EXERCISE GOAL.
Leave out the pictures, and write out exactly the lines from the beginning of the material to the line holding "y_ticks = [1, 2, 3, 4, 5]", that line included, and nothing else.

COLLECTED DATA.
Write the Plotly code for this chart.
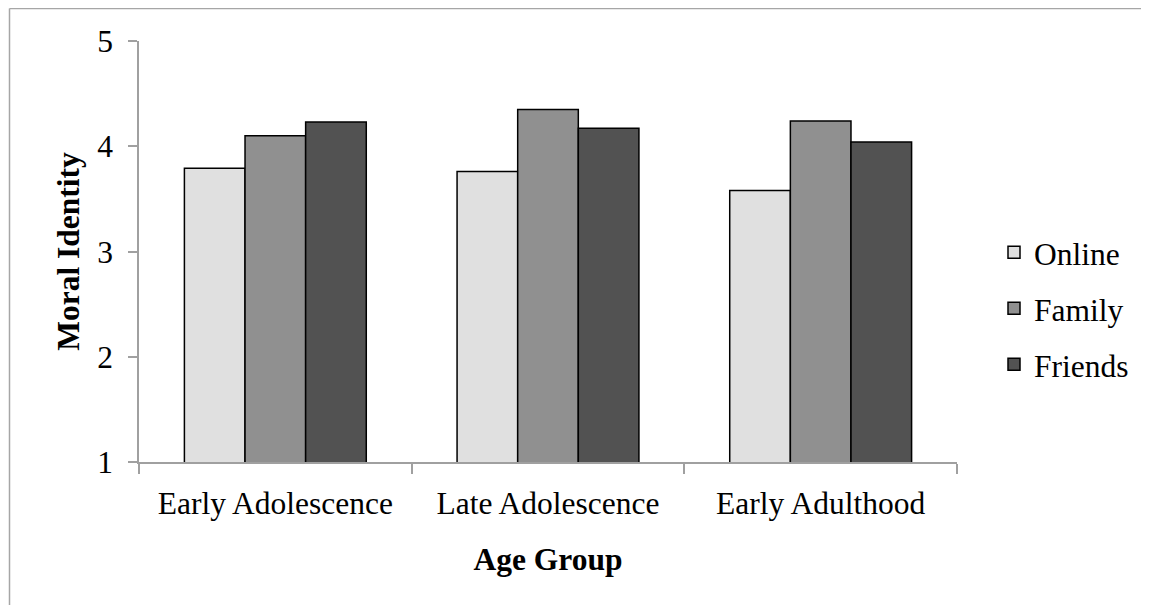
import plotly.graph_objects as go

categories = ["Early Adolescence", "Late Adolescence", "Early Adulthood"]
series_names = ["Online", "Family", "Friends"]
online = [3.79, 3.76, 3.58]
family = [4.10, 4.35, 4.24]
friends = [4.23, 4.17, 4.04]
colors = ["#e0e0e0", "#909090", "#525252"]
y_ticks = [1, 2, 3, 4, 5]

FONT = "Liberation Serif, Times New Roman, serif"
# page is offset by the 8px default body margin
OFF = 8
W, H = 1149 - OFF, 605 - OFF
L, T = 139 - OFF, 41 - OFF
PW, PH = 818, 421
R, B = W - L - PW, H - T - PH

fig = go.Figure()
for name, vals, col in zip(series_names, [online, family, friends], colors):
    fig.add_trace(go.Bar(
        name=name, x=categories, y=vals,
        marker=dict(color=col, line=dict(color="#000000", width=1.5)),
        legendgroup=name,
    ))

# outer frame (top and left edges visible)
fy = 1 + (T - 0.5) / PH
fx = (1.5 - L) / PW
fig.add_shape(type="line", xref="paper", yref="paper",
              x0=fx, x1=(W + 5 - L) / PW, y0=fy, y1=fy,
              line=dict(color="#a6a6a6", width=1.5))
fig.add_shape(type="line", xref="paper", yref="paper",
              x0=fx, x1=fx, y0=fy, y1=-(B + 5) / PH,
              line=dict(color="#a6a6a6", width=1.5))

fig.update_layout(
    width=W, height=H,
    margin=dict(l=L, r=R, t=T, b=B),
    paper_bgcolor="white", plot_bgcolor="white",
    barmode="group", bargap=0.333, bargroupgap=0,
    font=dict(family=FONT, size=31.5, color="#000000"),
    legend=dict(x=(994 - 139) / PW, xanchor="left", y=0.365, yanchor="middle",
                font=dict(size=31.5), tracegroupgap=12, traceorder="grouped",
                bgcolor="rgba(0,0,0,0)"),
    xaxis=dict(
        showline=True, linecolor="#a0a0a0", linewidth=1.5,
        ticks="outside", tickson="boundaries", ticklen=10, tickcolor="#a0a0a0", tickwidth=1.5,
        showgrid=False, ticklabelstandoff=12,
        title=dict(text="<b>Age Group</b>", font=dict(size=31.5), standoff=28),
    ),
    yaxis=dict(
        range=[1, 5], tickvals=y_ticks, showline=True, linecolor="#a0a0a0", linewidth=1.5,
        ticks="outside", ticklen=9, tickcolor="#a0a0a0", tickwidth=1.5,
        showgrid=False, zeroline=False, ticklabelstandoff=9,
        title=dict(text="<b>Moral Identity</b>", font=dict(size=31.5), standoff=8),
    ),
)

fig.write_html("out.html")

RESULT FOR THIS EXERCISE.
Write the Plotly code for this chart.
import plotly.graph_objects as go

categories = ["Early Adolescence", "Late Adolescence", "Early Adulthood"]
series_names = ["Online", "Family", "Friends"]
online = [3.79, 3.76, 3.58]
family = [4.10, 4.35, 4.24]
friends = [4.23, 4.17, 4.04]
colors = ["#e0e0e0", "#909090", "#525252"]
y_ticks = [1, 2, 3, 4, 5]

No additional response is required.